Ashbery, John, 1927–2017, American poet, b. Rochester, N.Y., grad. Harvard (B.A., 1949), Columbia (M.A., 1951). Among the most acclaimed and influential American poets of his era, he was (1960s–70s) one of the so-called New York school of poets, which also included Frank O'Hara, Kenneth Koch, and James Schuyler. Influenced early in his career by the method and music of John Cage, Ashbery called his writing technique “managed chance.” He was averse to the personal revelations of the contemporary, so-called confessional poets. His poems are experimental and idiosyncratic in style and syntax, strongly visual, and narrative, but typically complex, elusive, ambiguous, and somewhat obscure. They have often been compared to verbal collages. His more than 20 collections include Some Trees (1956), The Tennis Court Oath (1962), Self-Portrait in a Convex Mirror, his most celebrated work (1975; Pulitzer Prize, National Book Award, National Book Critics Circle prize), Shadow Train (1981), A Wave (1984), April Galleons (1987), And the Stars Were Shining (1994), Chinese Whispers (2002), Where Shall I Wander (2005), Planisphere (2009), and Breezeway (2015).

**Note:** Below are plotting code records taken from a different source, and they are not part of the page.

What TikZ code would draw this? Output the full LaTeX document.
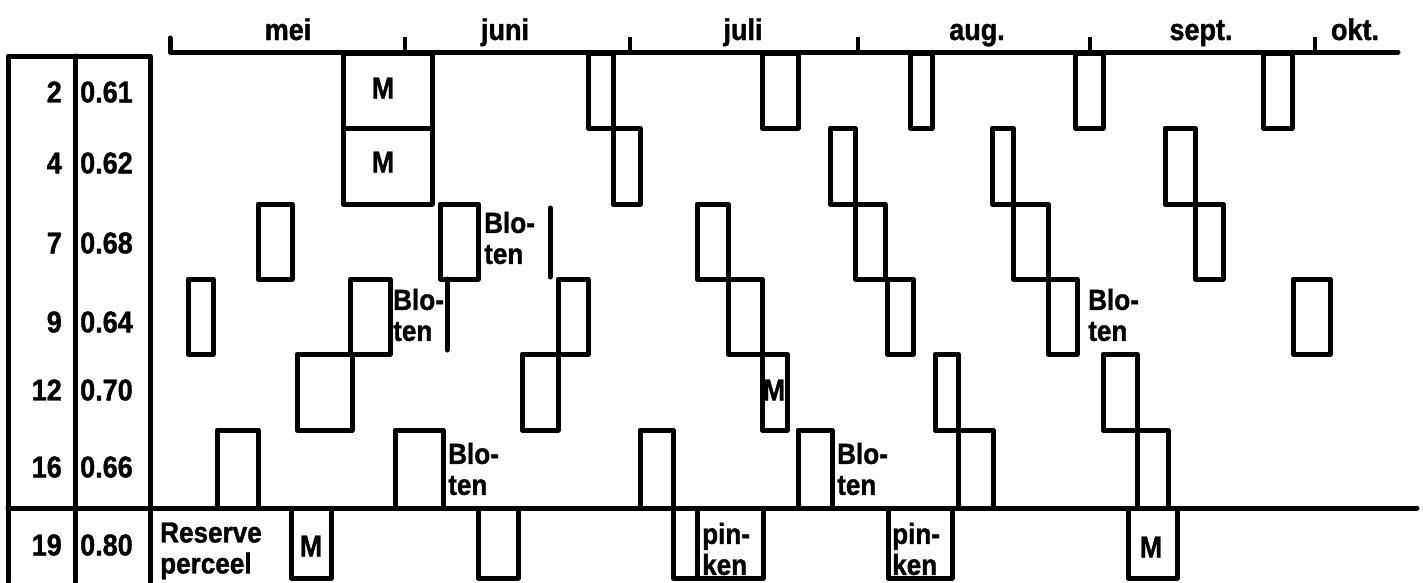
\documentclass[tikz,border=0pt]{standalone}
\usepackage{fontspec}
\setmainfont{Liberation Sans}[FakeStretch=0.9, BoldFeatures={FakeBold=1.2}]
\begin{document}
\begin{tikzpicture}[x=1pt,y=-1pt,
  ln/.style={line width=5pt, line cap=round, line join=round},
  tick/.style={line width=3.5pt},
  cell/.style={ln},
  txt/.style={font=\fontsize{30}{32}\selectfont\bfseries, inner sep=0pt},
  month/.style={txt, anchor=base},
  num/.style={txt, anchor=east},
  val/.style={txt, anchor=west},
  note/.style={txt, anchor=west, align=left, font=\fontsize{29}{31}\selectfont\bfseries}]
\useasboundingbox (0,0) rectangle (1423,582);

% one treatment block: left x, right x, top y, bottom y
\newcommand\cellbox[4]{\draw[cell] (#1,#3) rectangle (#2,#4);}
\newcommand\rowA[2]{\cellbox{#1}{#2}{53}{128}}
\newcommand\rowB[2]{\cellbox{#1}{#2}{128}{204}}
\newcommand\rowC[2]{\cellbox{#1}{#2}{204}{279}}
\newcommand\rowD[2]{\cellbox{#1}{#2}{279}{354}}
\newcommand\rowE[2]{\cellbox{#1}{#2}{354}{430}}
\newcommand\rowF[2]{\cellbox{#1}{#2}{430}{508}}
\newcommand\rowG[2]{\cellbox{#1}{#2}{508}{578}}

% time axis with month ticks
\draw[ln] (170,38) -- (170,52) -- (1398,52);
\foreach \t in {405,630,858,1090,1315} \draw[tick] (\t,52) -- (\t,37);
\node[month] (mmei)  at (288,40)  {mei};
\node[month] (mjun)  at (505,40)  {juni};
\node[month] (mjul)  at (743,40)  {juli};
\node[month] (maug)  at (977,40)  {aug.};
\node[month] (msep)  at (1201,40) {sept.};
\node[month] (mokt)  at (1355,40) {okt.};

% left table
\draw[ln] (8,582) -- (8,56) -- (150,56) -- (150,582);
\draw[ln] (75,56) -- (75,582);
\draw[ln] (8,508) -- (1417,508);

\node[num] (n2)  at (62,92)  {2};   \node[val] (v2)  at (80,92)  {0.61};
\node[num] (n4)  at (62,163) {4};   \node[val] (v4)  at (80,163) {0.62};
\node[num] (n7)  at (62,243) {7};   \node[val] (v7)  at (80,243) {0.68};
\node[num] (n9)  at (62,322) {9};   \node[val] (v9)  at (80,322) {0.64};
\node[num] (n12) at (62,390) {12};  \node[val] (v12) at (80,390) {0.70};
\node[num] (n16) at (62,467) {16};  \node[val] (v16) at (80,467) {0.66};
\node[num] (n19) at (62,545) {19};  \node[val] (v19) at (80,545) {0.80};

% row 2
\rowA{343}{432} \rowA{588}{613} \rowA{762}{798} \rowA{910}{932}
\rowA{1075}{1103} \rowA{1263}{1292}
% row 4
\rowB{343}{432} \rowB{613}{640} \rowB{830}{855} \rowB{992}{1013}
\rowB{1165}{1195}
% row 7
\rowC{258}{292} \rowC{440}{478} \rowC{697}{728} \rowC{855}{885}
\rowC{1013}{1048} \rowC{1195}{1223}
% row 9
\rowD{188}{213} \rowD{350}{390} \rowD{558}{588} \rowD{728}{762}
\rowD{887}{913} \rowD{1048}{1077} \rowD{1293}{1330}
% row 12
\rowE{297}{352} \rowE{522}{558} \rowE{762}{787} \rowE{935}{958}
\rowE{1103}{1137}
% row 16
\rowF{217}{258} \rowF{395}{443} \rowF{640}{673} \rowF{798}{832}
\rowF{958}{993} \rowF{1137}{1168}
% row 19 (reserve plot)
\rowG{291}{331} \rowG{478}{518} \rowG{673}{697} \rowG{697}{763}
\rowG{888}{952} \rowG{1128}{1177}

% mowing marks
\node[txt] (m2)  at (383,88)  {M};
\node[txt] (m4)  at (383,162) {M};
\node[txt] (m12) at (774,390) {M};
\node[txt] (m19a) at (311,546) {M};
\node[txt] (m19b) at (1151,547) {M};

% bare-soil markers
\draw[ln] (550,208) -- (550,277);
\draw[ln] (447,279) -- (447,350);
\node[note] (b7)  at (484,238) {Blo-\\ten};
\node[note] (b9)  at (393,315) {Blo-\\ten};
\node[note] (b9r) at (1088,315) {Blo-\\ten};
\node[note] (b16a) at (448,469) {Blo-\\ten};
\node[note] (b16b) at (837,469) {Blo-\\ten};

% bottom row texts
\node[note] (res) at (160,551) {Reserve\\perceel};
\node[note] (p1)  at (702,549) {pin-\\ken};
\node[note] (p2)  at (892,549) {pin-\\ken};
\end{tikzpicture}
\end{document}
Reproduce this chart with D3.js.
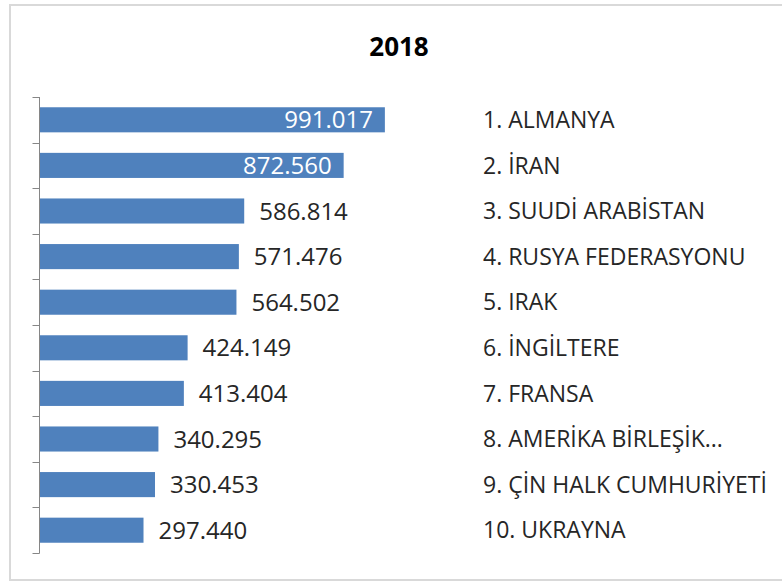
<!DOCTYPE html>
<html>
<head>
<meta charset="utf-8">
<script src="https://cdn.jsdelivr.net/npm/d3@7"></script>
<style>
  body { margin: 0; background: #fff; }
  text { font-family: "Open Sans", Lato, sans-serif; }
</style>
</head>
<body>
<div class="container"></div>
<script>
const size = { width: 782, height: 582 };

// data
const categories = ["1. ALMANYA", "2. İRAN", "3. SUUDİ ARABİSTAN", "4. RUSYA FEDERASYONU",
                    "5. IRAK", "6. İNGİLTERE", "7. FRANSA", "8. AMERİKA BİRLEŞİK...",
                    "9. ÇİN HALK CUMHURİYETİ", "10. UKRAYNA"];
const values = [991017, 872560, 586814, 571476, 564502, 424149, 413404, 340295, 330453, 297440];
const labels = ["991.017", "872.560", "586.814", "571.476", "564.502",
                "424.149", "413.404", "340.295", "330.453", "297.440"];
const insideLabels = [true, true, false, false, false, false, false, false, false, false];

const datos = categories.map((c, i) => ({ cat: c, val: values[i], lab: labels[i], inside: insideLabels[i] }));

const svg = d3.select(".container")
              .append("svg")
              .attr("width", size.width)
              .attr("height", size.height);

// chart border (right edge is off-page)
svg.append("rect")
   .attr("x", 10).attr("y", 5)
   .attr("width", 800).attr("height", 575)
   .attr("fill", "none")
   .attr("stroke", "#d9d9d9")
   .attr("stroke-width", 2);

svg.append("text")
   .attr("x", 399).attr("y", 56)
   .attr("text-anchor", "middle")
   .attr("font-size", 26)
   .attr("font-weight", "bold")
   .attr("fill", "#000")
   .text("2018");

const x = d3.scaleLinear().domain([0, 1000000]).range([40, 388]);
const y = d3.scaleBand()
            .domain(categories)
            .range([97, 553])
            .paddingInner(0.45)
            .paddingOuter(0.225);

// category axis on the left, labels hidden (they sit at the right)
const axis = svg.append("g")
   .attr("transform", "translate(39.5,0)");

const edges = categories.map((c) => y(c) - y.step() * y.paddingInner() / 2);
edges.push(553);
axis.selectAll("line.sep")
    .data(edges)
    .enter()
      .append("line")
      .attr("class", "sep")
      .attr("x1", -7).attr("x2", 0)
      .attr("y1", (d) => Math.round(d) + 0.5)
      .attr("y2", (d) => Math.round(d) + 0.5)
      .attr("stroke", "#868686");
axis.append("line")
    .attr("x1", 0).attr("x2", 0)
    .attr("y1", 97).attr("y2", 553.5)
    .attr("stroke", "#868686");

svg.selectAll("rect.bar")
   .data(datos)
   .enter()
     .append("rect")
     .attr("class", "bar")
     .attr("x", x(0))
     .attr("y", (d) => y(d.cat))
     .attr("width", (d) => x(d.val) - x(0))
     .attr("height", y.bandwidth())
     .attr("fill", "#4f81bd");

svg.selectAll("text.val")
   .data(datos)
   .enter()
     .append("text")
     .attr("class", "val")
     .attr("x", (d) => d.inside ? x(d.val) - 12 : x(d.val) + 15)
     .attr("y", (d) => y(d.cat) + y.bandwidth() / 2)
     .attr("dy", "0.36em")
     .attr("text-anchor", (d) => d.inside ? "end" : "start")
     .attr("font-size", 24)
     .attr("fill", (d) => d.inside ? "#fff" : "#262626")
     .text((d) => d.lab);

svg.selectAll("text.cat")
   .data(datos)
   .enter()
     .append("text")
     .attr("class", "cat")
     .attr("x", 483)
     .attr("y", (d) => y(d.cat) + y.bandwidth() / 2)
     .attr("dy", "0.36em")
     .attr("font-size", 23)
     .attr("fill", "#262626")
     .text((d) => d.cat);
</script>
</body>
</html>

He also wrote two book-length poems, Flow Chart (1991) and Girls on the Run (1999); and three plays, The Compromise (1960), The Heroes (1960), and The Philosopher (1964); and coauthored a novel, A Nest of Ninnies (1969). He also translated works by such French writers as Pierre Reverdy, Raymond Roussel, Max Jacob, and Arthur Rimbaud.
On a Fulbright scholarship to Paris in the 1950s, Ashbery began to write art criticism and continued to do so after his return to New York, writing for various journals and editing the quarterly Art and Literature. Many of his art reviews and essays were collected in Reported Sightings (1989). He also created collages, mingling postcards, comic strips, advertising, and the like often with fantastic landscapes, and some of these are paired with his poems in They Knew What They Wanted (2018). Ashbery taught at Brooklyn College, Harvard, and Bard College.
See M. Ford, ed., John Ashbery: Collected Poems, 1956–1987 (2008) and John Ashbery: Collected Poems 1991–2000 (2017); E. Richie, ed., Selected Prose (2004); K. Roffman, The Songs We Know Best: John Ashbery's Early Life (2017); studies by D. Shapiro (1979), D. Lehman, ed. (1980) and as author (1999), H. Bloom, ed. (1985 and 2004), J. Shoptaw (1994), S. M. Schultz, ed. (1995), D. Herd (2000), G. Ward (2d ed. 2001), K. Bartczak (2006), A. DuBois (2006), and J. E. Vincent (2007).